第14話
検査フルコースを終了し、1人病室でその人が来るのを待つ。
大工がロック知ってるなんて、きっと何らかの接点を持ってたに違いない。
ただ1つ……。
彼女が【ダイクロイックアイ】と告げた時の寂しげな、刹那げな表情を見せた理由が気になるけど。
コンコン。
『どうぞ。』
『失礼します。』
待ち人来たり。
僕はベッドに腰掛けて彼女を迎える。
『さっきは検査中にすいませんでした。』
『いいえ。 私が驚かせてしまったのですから、気にされないで下さい。』
少し希望が見えた僕は、直ぐ様本題に入る。
『あの、何故看護師さんは【この目】の事、知ってるんですか? 僕の知る限り【オッドアイ】より更に希な目だと……。』
彼女はゆっくりと言葉を口にした。
『……私の愛してる人が、【ダイクロイックアイ】でした。』
……でした?
■■■■■
私がまだ看護師になってまもない頃、彼は医師として働いていました。
私より9歳年上の彼は、毎日婦長にターゲットにされていた私をとても気遣ってくれる、とても優しい人でした。

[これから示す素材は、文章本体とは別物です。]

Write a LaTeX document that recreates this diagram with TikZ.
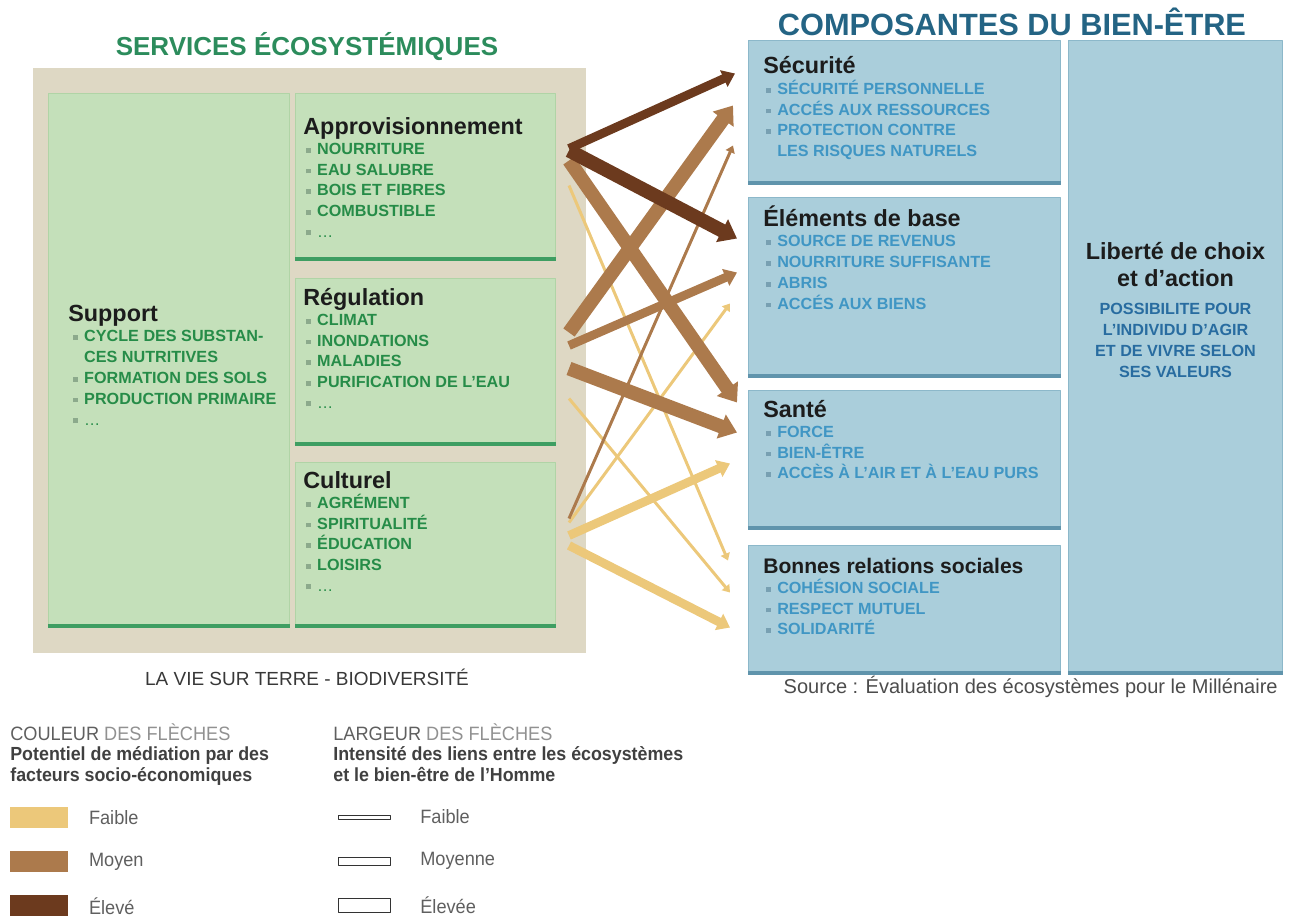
\documentclass[tikz,border=0pt]{standalone}
\usepackage{fontspec}
\setmainfont{Liberation Sans}
\newfontfamily\etroit[FakeStretch=0.94]{Liberation Sans}
\usetikzlibrary{arrows.meta}

\definecolor{beige}{RGB}{222,216,196}
\definecolor{vertboite}{RGB}{196,224,186}
\definecolor{vertbord}{RGB}{176,212,166}
\definecolor{vertligne}{RGB}{62,158,98}
\definecolor{verttexte}{RGB}{38,140,72}
\definecolor{verttitre}{RGB}{44,140,92}
\definecolor{bleuboite}{RGB}{170,206,219}
\definecolor{bleubord}{RGB}{140,184,202}
\definecolor{bleuligne}{RGB}{96,148,172}
\definecolor{bleutexte}{RGB}{64,150,196}
\definecolor{bleufonce}{RGB}{40,108,160}
\definecolor{bleutitre}{RGB}{36,100,132}
\definecolor{noirtitre}{RGB}{28,28,28}
\definecolor{jaune}{RGB}{236,200,122}
\definecolor{brun}{RGB}{172,122,76}
\definecolor{brunfonce}{RGB}{108,58,30}
\definecolor{grisfonce}{RGB}{95,95,95}
\definecolor{grisclair}{RGB}{145,145,145}
\definecolor{pucevert}{RGB}{140,170,140}
\definecolor{pucebleu}{RGB}{120,160,178}

\newcommand{\puce}{\textcolor{pucevert}{\rule[0.2ex]{2.8pt}{2.8pt}}\hspace{3.4pt}}
\newcommand{\puceb}{\textcolor{pucebleu}{\rule[0.2ex]{2.8pt}{2.8pt}}\hspace{3.4pt}}
\newcommand{\sanspuce}{\hspace{6.2pt}}
\newcommand{\etc}{{\mdseries\ldots}}

\begin{document}
\begin{tikzpicture}[x=0.02cm, y=-0.02cm, line join=round, >=Triangle,
  boite/.style={anchor=north west, inner sep=0},
  vbox/.style={boite, fill=vertboite, draw=vertbord, line width=0.6pt},
  bbox/.style={boite, fill=bleuboite, draw=bleubord, line width=0.6pt},
  entete/.style={anchor=base west, inner sep=0, font=\fontsize{13.3}{16}\selectfont\bfseries, text=noirtitre},
  itemv/.style={anchor=base west, inner sep=0, font=\fontsize{9.2}{11}\selectfont\bfseries, text=verttexte},
  itemb/.style={itemv, text=bleutexte},
  legtexte/.style={inner sep=0, font=\etroit\fontsize{11}{13}\selectfont, text=grisfonce},
  legsous/.style={anchor=base west, inner sep=0, font=\etroit\fontsize{10.8}{13}\selectfont\bfseries, text=black!75},
  fleche/.style={line cap=butt, -{Triangle[length=2.5pt 0.9, width=3pt 1.4]}},
  mince/.style={fleche, line width=1.7pt},
  moyenne/.style={fleche, line width=5pt},
  large/.style={fleche, line width=7.9pt}]

\useasboundingbox (0,0) rectangle (1289,919);

% services
\node[boite, fill=beige, minimum width=11.06cm, minimum height=11.7cm] (fond) at (33,68) {};
\node[font=\fontsize{14.8}{17}\selectfont\bfseries, text=verttitre] (titreserv) at (307,47) {SERVICES ÉCOSYSTÉMIQUES};

\node[vbox, minimum width=4.82cm, minimum height=10.64cm] (support) at (48,93) {};
\node[vbox, minimum width=5.2cm, minimum height=3.3cm] (appro) at (295,93) {};
\node[vbox, minimum width=5.2cm, minimum height=3.3cm] (regul) at (295,278) {};
\node[vbox, minimum width=5.2cm, minimum height=3.26cm] (cult) at (295,462) {};
\foreach \b in {support,appro,regul,cult}
  \draw[vertligne, line width=1.8pt] (\b.south west) -- (\b.south east);

\node[entete] (h-support) at ([shift={(20,228)}]support.north west) {Support};
\foreach \p/\t [count=\i] in {\puce/CYCLE DES SUBSTAN-, \sanspuce/CES NUTRITIVES, \puce/FORMATION DES SOLS, \puce/PRODUCTION PRIMAIRE, \puce/\etc}
  \node[itemv] (support-\i) at ([shift={(25,228+20.8*\i)}]support.north west) {\p\t};

\node[entete] (h-appro) at ([shift={(8,41)}]appro.north west) {Approvisionnement};
\foreach \t [count=\i] in {NOURRITURE, EAU SALUBRE, BOIS ET FIBRES, COMBUSTIBLE, \etc}
  \node[itemv] (appro-\i) at ([shift={(11,41+20.6*\i)}]appro.north west) {\puce\t};

\node[entete] (h-regul) at ([shift={(8,27)}]regul.north west) {Régulation};
\foreach \t [count=\i] in {CLIMAT, INONDATIONS, MALADIES, PURIFICATION DE L’EAU, \etc}
  \node[itemv] (regul-\i) at ([shift={(11,27+20.6*\i)}]regul.north west) {\puce\t};

\node[entete] (h-cult) at ([shift={(8,26)}]cult.north west) {Culturel};
\foreach \t [count=\i] in {AGRÉMENT, SPIRITUALITÉ, ÉDUCATION, LOISIRS, \etc}
  \node[itemv] (cult-\i) at ([shift={(11,26+20.6*\i)}]cult.north west) {\puce\t};

\node[font=\fontsize{10.8}{13}\selectfont, text=black!78] (vie) at (307,677) {LA VIE SUR TERRE - BIODIVERSITÉ};

% bien-etre
\node[font=\fontsize{17.5}{20}\selectfont\bfseries, text=bleutitre] (titrecomp) at (1012,22) {COMPOSANTES DU BIEN-ÊTRE};

\node[bbox, minimum width=6.24cm, minimum height=2.84cm] (secu) at (748,40) {};
\node[bbox, minimum width=6.24cm, minimum height=3.56cm] (base) at (748,197) {};
\node[bbox, minimum width=6.24cm, minimum height=2.74cm] (sante) at (748,390) {};
\node[bbox, minimum width=6.24cm, minimum height=2.54cm] (social) at (748,545) {};
\node[bbox, minimum width=4.28cm, minimum height=12.64cm] (liberte) at (1068,40) {};
\foreach \b in {secu,base,sante,social,liberte}
  \draw[bleuligne, line width=1.8pt] (\b.south west) -- (\b.south east);

\node[entete] (h-secu) at ([shift={(15,34)}]secu.north west) {Sécurité};
\foreach \p/\t [count=\i] in {\puceb/SÉCURITÉ PERSONNELLE, \puceb/ACCÉS AUX RESSOURCES, \puceb/PROTECTION CONTRE, \sanspuce/LES RISQUES NATURELS}
  \node[itemb] (secu-\i) at ([shift={(18,34+20.6*\i)}]secu.north west) {\p\t};

\node[entete] (h-base) at ([shift={(15,29)}]base.north west) {Éléments de base};
\foreach \t [count=\i] in {SOURCE DE REVENUS, NOURRITURE SUFFISANTE, ABRIS, ACCÉS AUX BIENS}
  \node[itemb] (base-\i) at ([shift={(18,29+20.8*\i)}]base.north west) {\puceb\t};

\node[entete] (h-sante) at ([shift={(15,27)}]sante.north west) {Santé};
\foreach \t [count=\i] in {FORCE, BIEN-ÊTRE, ACCÈS À L’AIR ET À L’EAU PURS}
  \node[itemb] (sante-\i) at ([shift={(18,27+20.6*\i)}]sante.north west) {\puceb\t};

\node[entete, font=\fontsize{12}{15}\selectfont\bfseries] (h-social) at ([shift={(15,28)}]social.north west) {Bonnes relations sociales};
\foreach \t [count=\i] in {COHÉSION SOCIALE, RESPECT MUTUEL, SOLIDARITÉ}
  \node[itemb] (social-\i) at ([shift={(18,28+20.6*\i)}]social.north west) {\puceb\t};

\node[entete, anchor=base] (h-lib1) at ([shift={(0,219)}]liberte.north) {Liberté de choix};
\node[entete, anchor=base] (h-lib2) at ([shift={(0,246)}]liberte.north) {et d’action};
\foreach \t [count=\i] in {POSSIBILITE POUR, L’INDIVIDU D’AGIR, ET DE VIVRE SELON, SES VALEURS}
  \node[itemv, anchor=base, text=bleufonce] (lib-\i) at ([shift={(0,253+21*\i)}]liberte.north) {\t};

\node[anchor=base east, inner sep=0, font=\fontsize{11.4}{13}\selectfont, text=black!70] (source) at (1278,693) {Source : Évaluation des écosystèmes pour le Millénaire};

% fleches
\draw[mince, jaune] ([shift={(13,9.5)}]appro.east) -- ([shift={(-20,-48.5)}]social.west);
\draw[mince, jaune] ([shift={(13,37.5)}]regul.east) -- ([shift={(-18,-16.5)}]social.west);
\draw[mince, jaune] ([shift={(13,-21.5)}]cult.east) -- ([shift={(-18,17)}]base.west);
\draw[moyenne, jaune] ([shift={(13,-8.5)}]cult.east) -- ([shift={(-18,4.5)}]sante.west);
\draw[moyenne, jaune] ([shift={(13,1.5)}]cult.east) -- ([shift={(-18,18.5)}]social.west);
\draw[mince, brun] ([shift={(13,-25.5)}]cult.east) -- ([shift={(-15,34)}]secu.west);
\draw[large, brun] ([shift={(13,-28.5)}]regul.east) -- ([shift={(-15,-6)}]secu.west);
\draw[moyenne, brun] ([shift={(13,-15.5)}]regul.east) -- ([shift={(-11,-14)}]base.west);
\draw[large, brun] ([shift={(13,7.5)}]regul.east) -- ([shift={(-11,-26.5)}]sante.west);
\draw[large, brun] ([shift={(13,-15.5)}]appro.east) -- ([shift={(-11,-56.5)}]sante.west);
\draw[moyenne, brunfonce] ([shift={(13,-27.5)}]appro.east) -- ([shift={(-13,-38)}]secu.west);
\draw[large, brunfonce] ([shift={(13,-25.5)}]appro.east) -- ([shift={(-11,-48)}]base.west);

% legende
\node[anchor=base west, legtexte] (coul) at (10,740) {\textcolor{grisfonce}{COULEUR} \textcolor{grisclair}{DES FLÈCHES}};
\node[legsous] (coul-1) at (10,760) {Potentiel de médiation par des};
\node[legsous] (coul-2) at (10,781) {facteurs socio-économiques};
\foreach \c/\t [count=\i] in {jaune/Faible, brun/Moyen, brunfonce/Élevé} {
  \node[boite, fill=\c, minimum width=1.16cm, minimum height=0.42cm] (case-\i) at (10,{807+44*(\i-1)}) {};
  \node[legtexte, anchor=west] (lab-\i) at ([shift={(20,0)}]case-\i.east) {\t};
}

\node[anchor=base west, legtexte] (larg) at (333,740) {\textcolor{grisfonce}{LARGEUR} \textcolor{grisclair}{DES FLÈCHES}};
\node[legsous] (larg-1) at (333,760) {Intensité des liens entre les écosystèmes};
\node[legsous] (larg-2) at (333,781) {et le bien-être de l’Homme};
\foreach \h/\t [count=\i] in {0.08cm/Faible, 0.16cm/Moyenne, 0.28cm/Élevée} {
  \node[draw=black!80, line width=0.5pt, fill=white, inner sep=0, minimum width=1.04cm, minimum height=\h, anchor=west] (ech-\i) at (338,{817+44*(\i-1)}) {};
  \node[legtexte, anchor=west] (lab2-\i) at (420,{817+44*(\i-1)}) {\t};
}

\end{tikzpicture}
\end{document}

私を庇う人間が居る事にも腹を立てた婦長の、私への苛立ちは強くて……。
婦長が【お局様】な存在だったので、同期の子たちも、自分を守る為に婦長サイドについて、結果私は1人になりました。
何処にでもある、女性の妬みや僻みだから、そのうち飽きてしまうだろう。
そんな甘い考えでした。
でも、現実は悪化を続けていく一方で……。
仕事の最中にまで支障を来す程、エスカレートしていきました。
彼の優しさは、仲間にも、勿論患者さんにも向けられるものだったので、人気のある医師だったのが、追い討ちをかけてしまっていたのかもしれません。
今考えると、婦長も彼を好きだった1人だったのかもしれません……。
ある日、休憩室で、私が婦長と同期の子たちに鉢合わせてしまった時、婦長が私に言ったんです。
『アラッ、先生(彼)に守られてお姫様気分な勘違い女が居るわっ。 みんなに優しいのに自分だけとか思うなんて、痛いわよねぇ~。 どうしたらそんな不相応な勘違いできるのか……頭の中の構造おかしいんじゃないの? アハハハハ!』
流石に私も毎日の謂れのない事の数々に、我慢も限界で。
言い返して、辞めてやろうと思いました。
『あのっ! 婦……』
『そのくらいにしたら? いい大人が恥ずかしくないの?』
私が口にした言葉を遮る彼が、そこに立っていました。
そこには普段の優しい雰囲気はなく、無表情で、発せられた言葉も聞いた事がないような冷たいもので……。
その場に居た誰もが凍りつきました。
『婦長。 彼女を勘違い女だと言ったけれど、勘違いしてるのは貴女の方だ。』
『……えっ?』
『みんなに優しいと、私の事を過大評価してるみたいだけど。 それは、貴女が僕をそう見ているだけで、私はTPOをきちんと使い分けている。 それに、不相応な勘違いとか言ってたけど、それも貴女の考えだ。』
『……。』
ぐうの音も出ない婦長に、更に彼は続ける。
『婦長にも、君たちにも1つだけハッキリ伝えておくよ。 いつか君たちが改心してくれると思っていた僕は、今この場で消えたから。 これ以上【僕の大切な彼女】に何かあった時には、女だろうと容赦しない。 全力で潰しにかかるから、覚えておいて。』
正直、無表情でそんな言葉を口にする彼に、私さえ恐怖を感じました。
『そういう事だから。 ……行こう。』
そう言って私を見た彼は、私の知っているいつもの優しい彼でした。
呆然と立ち尽くす婦長たちを置き去りにして、彼の後ろ姿について行きながら、私は申し訳ない気持ちと、嬉しい気持ちで……。
気がつくと、病院の非常口から屋上へと向かう階段の前に居ました。
その階段を昇りながら、ずっと無言で歩いていた彼が口を開きました。
『君に、伝えたい事があるんだ。』
振り向く事なく階段を昇る彼の背中を見つめながら、私は彼の背中について行きました。